Und dennoch ist es komisch dort zu sitzen, zumindest zu versuchen, die Fassade fallen zu lassen. Es tut so gut und fühlt sich gleichzeitig an, als würde ich lügen. Weil das so schwer ist zu begreifen, dass die Person, die eine Notaufnahme mit mehreren Notfällen gleichzeitig rocken kann und wichtige, teils lebensverändernde Entscheidungen treffen kann und die Person, die sich nachts still fragt, ob es okay wäre zu gehen, ein und derselbe Mensch sein sollen.




***
Freitag.
Irgendwo zwischen all den Notfällen in der ZNA.
Eine Kollegin ruft mich an. „Mondkind, Du warst doch heute Morgen nicht in der Frühbesprechung. Schau im Arztzimmer im Regal, ich habe Dir einen Kaffee hingestellt.“ Ich bedanke mich gleich mehrfach. „Du hast mich gerettet in meinen letzten Dienst“, sagt sie.

Der Intensiv – Oberarzt meldet sich auch nochmal. „Frau Mondkind, schade, dass Sie heute Morgen nicht in der Frühbesprechung waren. Man hat Ihr Engagement im Spätdienst in der ZNA gelobt.“ Wie schön… Und wie schön, dass mir das dann vor allen Dingen jemand sagt.

Später schickt er mir noch eine kleine Aufstellung über die nächsten Schritte, auf die wir uns geeinigt haben. Wieder regelmäßig laufen gehen (mit den Spätdiensten und der Erschöpfung habe ich das schleifen lassen), vielleicht Sport in einem Verein machen (ich hatte mir Volleyball spielen überlegt und tatsächlich habe ich letztens am schwarzen Brett bei uns sogar einen Aushang gesehen, vielleicht sollte ich mal telefonieren) und ich möchte endlich Klavier spielen lernen – also vielleicht ab und an mal Musikunterricht. Und weiter schreiben und kreativ sein; er findet, dass ich das gut kann.
(Ich wäre schon froh, wenn ich eines von diesen Dingen regelmäßig machen könnte).
Daneben wird es jetzt doch erstmal wieder ein bisschen medikamentöse Unterstützung geben, damit man vielleicht diese tiefen Tiefs ein bisschen auffangen kann, Ärzte unter sich kriegen das schon hin da ein geeignetes Konzept aufzustellen.

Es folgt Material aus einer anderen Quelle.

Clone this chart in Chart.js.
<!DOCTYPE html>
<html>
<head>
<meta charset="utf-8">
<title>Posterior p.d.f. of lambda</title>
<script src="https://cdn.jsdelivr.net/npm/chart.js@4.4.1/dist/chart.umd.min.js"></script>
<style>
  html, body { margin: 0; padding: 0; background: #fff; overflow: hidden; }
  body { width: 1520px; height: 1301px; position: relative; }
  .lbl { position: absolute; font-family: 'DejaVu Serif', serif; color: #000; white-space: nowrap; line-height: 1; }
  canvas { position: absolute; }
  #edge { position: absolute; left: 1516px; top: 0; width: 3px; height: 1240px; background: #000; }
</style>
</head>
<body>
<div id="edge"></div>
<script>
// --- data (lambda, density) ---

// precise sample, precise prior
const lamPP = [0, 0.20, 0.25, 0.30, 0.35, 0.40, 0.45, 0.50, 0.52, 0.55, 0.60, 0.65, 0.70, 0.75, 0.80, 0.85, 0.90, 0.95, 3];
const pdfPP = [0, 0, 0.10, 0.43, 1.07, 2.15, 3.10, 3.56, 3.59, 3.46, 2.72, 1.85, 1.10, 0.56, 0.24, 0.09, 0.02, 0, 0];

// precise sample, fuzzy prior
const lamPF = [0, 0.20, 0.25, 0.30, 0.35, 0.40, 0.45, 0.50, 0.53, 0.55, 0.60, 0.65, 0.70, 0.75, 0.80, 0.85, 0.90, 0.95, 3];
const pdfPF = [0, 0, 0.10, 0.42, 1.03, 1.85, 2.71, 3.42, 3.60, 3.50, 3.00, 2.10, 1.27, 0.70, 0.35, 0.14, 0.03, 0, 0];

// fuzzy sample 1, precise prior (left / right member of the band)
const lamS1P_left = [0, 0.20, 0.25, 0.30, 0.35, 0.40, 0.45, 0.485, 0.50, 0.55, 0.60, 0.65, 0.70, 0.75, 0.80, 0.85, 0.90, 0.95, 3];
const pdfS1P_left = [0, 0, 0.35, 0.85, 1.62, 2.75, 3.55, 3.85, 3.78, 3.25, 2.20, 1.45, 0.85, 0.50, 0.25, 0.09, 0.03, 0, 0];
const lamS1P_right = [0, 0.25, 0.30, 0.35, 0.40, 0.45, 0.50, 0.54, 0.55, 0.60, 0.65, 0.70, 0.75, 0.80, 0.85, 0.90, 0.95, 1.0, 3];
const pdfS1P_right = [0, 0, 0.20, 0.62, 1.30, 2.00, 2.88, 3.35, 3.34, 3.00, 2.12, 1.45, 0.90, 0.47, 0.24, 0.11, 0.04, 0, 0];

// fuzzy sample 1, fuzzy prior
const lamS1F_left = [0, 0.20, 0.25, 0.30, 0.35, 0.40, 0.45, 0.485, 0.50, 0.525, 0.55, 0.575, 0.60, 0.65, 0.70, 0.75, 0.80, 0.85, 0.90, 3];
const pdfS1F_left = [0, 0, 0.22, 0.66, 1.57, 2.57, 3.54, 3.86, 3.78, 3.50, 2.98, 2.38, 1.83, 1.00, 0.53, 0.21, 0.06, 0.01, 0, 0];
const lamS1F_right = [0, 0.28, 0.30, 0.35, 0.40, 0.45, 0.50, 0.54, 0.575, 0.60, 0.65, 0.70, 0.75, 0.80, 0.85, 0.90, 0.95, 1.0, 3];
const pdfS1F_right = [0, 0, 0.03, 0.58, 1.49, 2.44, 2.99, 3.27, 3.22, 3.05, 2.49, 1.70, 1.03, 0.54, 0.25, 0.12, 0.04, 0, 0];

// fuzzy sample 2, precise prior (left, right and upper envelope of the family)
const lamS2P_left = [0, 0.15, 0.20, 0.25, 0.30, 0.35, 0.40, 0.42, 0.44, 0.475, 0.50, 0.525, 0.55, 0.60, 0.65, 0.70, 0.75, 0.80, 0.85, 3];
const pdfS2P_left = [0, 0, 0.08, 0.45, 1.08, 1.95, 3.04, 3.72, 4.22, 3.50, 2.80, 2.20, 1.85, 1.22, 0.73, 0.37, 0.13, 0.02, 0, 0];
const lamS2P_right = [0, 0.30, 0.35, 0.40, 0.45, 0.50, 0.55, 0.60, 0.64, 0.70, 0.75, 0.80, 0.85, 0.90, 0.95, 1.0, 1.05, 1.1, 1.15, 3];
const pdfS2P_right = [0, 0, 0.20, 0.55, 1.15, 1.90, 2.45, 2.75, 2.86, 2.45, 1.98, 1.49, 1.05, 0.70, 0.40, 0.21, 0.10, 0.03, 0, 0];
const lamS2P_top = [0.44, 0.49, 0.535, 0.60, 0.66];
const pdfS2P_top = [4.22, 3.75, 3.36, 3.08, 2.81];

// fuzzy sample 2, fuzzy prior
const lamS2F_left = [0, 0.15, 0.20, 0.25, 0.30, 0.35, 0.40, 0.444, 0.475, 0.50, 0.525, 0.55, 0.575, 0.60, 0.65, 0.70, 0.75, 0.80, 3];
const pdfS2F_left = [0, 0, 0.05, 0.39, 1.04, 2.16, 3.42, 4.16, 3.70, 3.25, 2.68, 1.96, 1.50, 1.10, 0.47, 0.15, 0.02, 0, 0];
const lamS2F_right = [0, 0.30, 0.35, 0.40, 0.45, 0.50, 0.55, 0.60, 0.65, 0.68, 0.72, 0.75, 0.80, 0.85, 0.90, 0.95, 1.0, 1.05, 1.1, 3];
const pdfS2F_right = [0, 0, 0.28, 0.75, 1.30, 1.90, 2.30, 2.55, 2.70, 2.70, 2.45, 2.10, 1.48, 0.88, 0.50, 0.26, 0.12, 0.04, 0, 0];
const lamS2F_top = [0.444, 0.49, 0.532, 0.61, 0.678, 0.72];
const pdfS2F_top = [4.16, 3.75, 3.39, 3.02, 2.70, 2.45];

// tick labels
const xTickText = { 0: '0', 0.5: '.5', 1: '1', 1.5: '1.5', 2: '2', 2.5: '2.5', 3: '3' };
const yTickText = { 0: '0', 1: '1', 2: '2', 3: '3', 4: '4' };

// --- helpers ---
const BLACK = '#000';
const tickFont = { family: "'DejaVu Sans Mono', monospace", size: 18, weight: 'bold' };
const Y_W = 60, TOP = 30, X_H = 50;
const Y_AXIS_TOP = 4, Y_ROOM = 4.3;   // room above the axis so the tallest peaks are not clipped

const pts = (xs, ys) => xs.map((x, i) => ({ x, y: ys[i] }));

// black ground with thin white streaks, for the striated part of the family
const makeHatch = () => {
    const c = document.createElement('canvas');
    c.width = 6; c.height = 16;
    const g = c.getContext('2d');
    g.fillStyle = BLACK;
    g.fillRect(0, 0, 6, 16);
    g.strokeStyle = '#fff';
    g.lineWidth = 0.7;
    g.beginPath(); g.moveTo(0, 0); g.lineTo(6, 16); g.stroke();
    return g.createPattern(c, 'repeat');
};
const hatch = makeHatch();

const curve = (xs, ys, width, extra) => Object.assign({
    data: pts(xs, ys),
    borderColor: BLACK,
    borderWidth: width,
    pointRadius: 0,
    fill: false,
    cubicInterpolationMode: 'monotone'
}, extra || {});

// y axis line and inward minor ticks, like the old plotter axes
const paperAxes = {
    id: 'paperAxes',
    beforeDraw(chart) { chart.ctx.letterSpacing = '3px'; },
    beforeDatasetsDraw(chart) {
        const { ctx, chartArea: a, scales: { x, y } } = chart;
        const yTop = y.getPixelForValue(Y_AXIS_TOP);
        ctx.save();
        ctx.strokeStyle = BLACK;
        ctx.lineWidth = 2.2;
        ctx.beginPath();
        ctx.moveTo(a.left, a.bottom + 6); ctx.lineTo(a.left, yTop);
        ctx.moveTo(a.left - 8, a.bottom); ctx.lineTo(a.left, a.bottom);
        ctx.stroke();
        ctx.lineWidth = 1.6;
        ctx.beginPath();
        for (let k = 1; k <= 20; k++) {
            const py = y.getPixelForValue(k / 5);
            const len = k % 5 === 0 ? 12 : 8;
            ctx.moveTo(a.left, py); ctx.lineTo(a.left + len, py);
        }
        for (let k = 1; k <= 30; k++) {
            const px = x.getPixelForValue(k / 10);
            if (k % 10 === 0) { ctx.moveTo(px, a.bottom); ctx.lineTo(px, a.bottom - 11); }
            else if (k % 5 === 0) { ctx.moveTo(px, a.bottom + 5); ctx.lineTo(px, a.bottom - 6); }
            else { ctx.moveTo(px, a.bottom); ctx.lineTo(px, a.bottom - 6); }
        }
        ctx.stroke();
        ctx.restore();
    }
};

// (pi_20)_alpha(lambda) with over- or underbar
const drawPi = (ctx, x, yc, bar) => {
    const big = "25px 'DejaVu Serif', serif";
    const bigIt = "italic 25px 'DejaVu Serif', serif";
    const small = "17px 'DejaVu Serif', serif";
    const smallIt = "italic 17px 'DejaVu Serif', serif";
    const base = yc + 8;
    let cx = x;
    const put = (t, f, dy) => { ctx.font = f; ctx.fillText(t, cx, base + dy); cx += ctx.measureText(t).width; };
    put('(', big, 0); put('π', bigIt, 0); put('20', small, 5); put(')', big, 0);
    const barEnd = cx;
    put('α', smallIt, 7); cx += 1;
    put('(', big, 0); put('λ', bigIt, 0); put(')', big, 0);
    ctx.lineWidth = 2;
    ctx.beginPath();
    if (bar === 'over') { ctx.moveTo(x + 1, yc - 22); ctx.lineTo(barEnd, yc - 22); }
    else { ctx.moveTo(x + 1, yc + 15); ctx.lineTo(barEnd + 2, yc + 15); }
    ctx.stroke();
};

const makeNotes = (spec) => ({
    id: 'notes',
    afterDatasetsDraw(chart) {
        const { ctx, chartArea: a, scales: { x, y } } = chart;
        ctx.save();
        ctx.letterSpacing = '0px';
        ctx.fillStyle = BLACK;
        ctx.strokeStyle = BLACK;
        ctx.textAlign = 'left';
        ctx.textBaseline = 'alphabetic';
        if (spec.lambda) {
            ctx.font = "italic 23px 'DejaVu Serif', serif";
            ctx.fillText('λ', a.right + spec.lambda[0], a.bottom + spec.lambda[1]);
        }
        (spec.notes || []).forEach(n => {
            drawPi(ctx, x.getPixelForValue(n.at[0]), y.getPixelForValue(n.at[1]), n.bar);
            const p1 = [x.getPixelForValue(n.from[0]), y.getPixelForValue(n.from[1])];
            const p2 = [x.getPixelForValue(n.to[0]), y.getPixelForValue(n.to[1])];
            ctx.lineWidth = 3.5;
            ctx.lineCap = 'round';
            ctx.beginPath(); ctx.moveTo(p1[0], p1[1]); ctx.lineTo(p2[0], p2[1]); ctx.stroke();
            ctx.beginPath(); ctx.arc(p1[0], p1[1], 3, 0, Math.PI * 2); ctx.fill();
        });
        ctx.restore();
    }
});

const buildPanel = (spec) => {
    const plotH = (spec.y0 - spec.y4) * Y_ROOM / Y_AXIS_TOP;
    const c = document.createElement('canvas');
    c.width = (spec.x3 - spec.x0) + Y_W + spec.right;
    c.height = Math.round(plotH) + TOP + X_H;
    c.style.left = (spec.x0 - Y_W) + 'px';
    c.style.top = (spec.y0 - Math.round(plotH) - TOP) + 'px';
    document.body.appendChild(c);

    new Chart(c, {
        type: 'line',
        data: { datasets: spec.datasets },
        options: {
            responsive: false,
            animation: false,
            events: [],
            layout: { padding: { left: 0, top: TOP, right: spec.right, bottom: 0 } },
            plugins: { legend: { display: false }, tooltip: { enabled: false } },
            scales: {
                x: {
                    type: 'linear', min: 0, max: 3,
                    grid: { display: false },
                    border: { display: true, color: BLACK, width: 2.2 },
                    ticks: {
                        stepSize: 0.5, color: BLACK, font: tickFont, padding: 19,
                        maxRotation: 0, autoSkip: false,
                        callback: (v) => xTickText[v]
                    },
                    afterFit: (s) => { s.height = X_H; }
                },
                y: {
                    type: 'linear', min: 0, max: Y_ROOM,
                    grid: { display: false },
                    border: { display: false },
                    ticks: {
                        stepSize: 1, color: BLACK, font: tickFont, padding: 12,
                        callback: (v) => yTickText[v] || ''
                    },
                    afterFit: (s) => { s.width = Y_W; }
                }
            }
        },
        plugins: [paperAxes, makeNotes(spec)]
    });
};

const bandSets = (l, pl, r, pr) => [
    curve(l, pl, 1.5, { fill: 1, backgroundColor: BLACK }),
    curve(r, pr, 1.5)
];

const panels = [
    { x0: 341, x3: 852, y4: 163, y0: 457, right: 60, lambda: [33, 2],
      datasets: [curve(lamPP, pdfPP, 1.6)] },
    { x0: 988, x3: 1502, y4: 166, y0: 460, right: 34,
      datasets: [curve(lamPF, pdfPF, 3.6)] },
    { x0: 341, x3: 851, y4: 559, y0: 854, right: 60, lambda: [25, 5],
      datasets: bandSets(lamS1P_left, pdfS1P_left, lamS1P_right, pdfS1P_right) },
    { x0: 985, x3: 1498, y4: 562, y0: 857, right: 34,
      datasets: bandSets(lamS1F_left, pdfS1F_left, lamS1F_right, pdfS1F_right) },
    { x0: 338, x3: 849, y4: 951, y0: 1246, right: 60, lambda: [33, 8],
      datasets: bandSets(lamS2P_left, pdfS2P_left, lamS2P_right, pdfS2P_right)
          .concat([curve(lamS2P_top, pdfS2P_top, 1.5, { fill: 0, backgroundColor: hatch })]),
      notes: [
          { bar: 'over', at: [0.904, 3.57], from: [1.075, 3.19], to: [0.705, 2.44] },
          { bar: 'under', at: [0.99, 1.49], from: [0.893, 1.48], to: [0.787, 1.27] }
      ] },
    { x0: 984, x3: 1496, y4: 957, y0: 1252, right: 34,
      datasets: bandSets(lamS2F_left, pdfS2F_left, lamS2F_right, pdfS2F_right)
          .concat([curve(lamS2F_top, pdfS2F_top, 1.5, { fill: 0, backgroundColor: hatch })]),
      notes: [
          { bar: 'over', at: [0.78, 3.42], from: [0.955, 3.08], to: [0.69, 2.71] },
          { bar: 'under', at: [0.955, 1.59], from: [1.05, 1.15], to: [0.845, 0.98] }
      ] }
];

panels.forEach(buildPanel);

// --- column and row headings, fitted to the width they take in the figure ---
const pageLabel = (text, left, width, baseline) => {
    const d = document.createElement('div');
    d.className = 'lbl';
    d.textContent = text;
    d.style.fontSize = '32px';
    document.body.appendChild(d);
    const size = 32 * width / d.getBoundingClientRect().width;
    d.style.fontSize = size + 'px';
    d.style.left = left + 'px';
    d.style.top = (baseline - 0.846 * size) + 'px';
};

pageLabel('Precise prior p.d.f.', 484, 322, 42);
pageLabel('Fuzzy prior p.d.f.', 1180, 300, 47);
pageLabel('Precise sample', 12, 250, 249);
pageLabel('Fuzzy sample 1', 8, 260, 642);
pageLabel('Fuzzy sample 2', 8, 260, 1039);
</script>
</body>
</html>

Und wie so oft am Freitagnachmittag kommt noch ein kleines Email. „Ein schönes Wochenede Ihnen. Und berichten Sie bitte einfach weiter.“ Und damit ist dann auch dieser verletzte Anteil in mir beruhigt, der mich mit so großen Augen anschaut und noch nicht wirklich weiß, was er von allem, was im Moment passiert, halten soll.
Da ist so viel Angst, doch verletzt zu werden, aber auch so viel Dankbarkeit fürs Halten, Tragen und Unterstützen. Es ist so schön, einfach mal gesehen zu werden. Und wenn dafür nicht unendlich viel Energie drauf geht, dann ist es auch umso einfacher, die Konzepte nach und nach umzusetzen.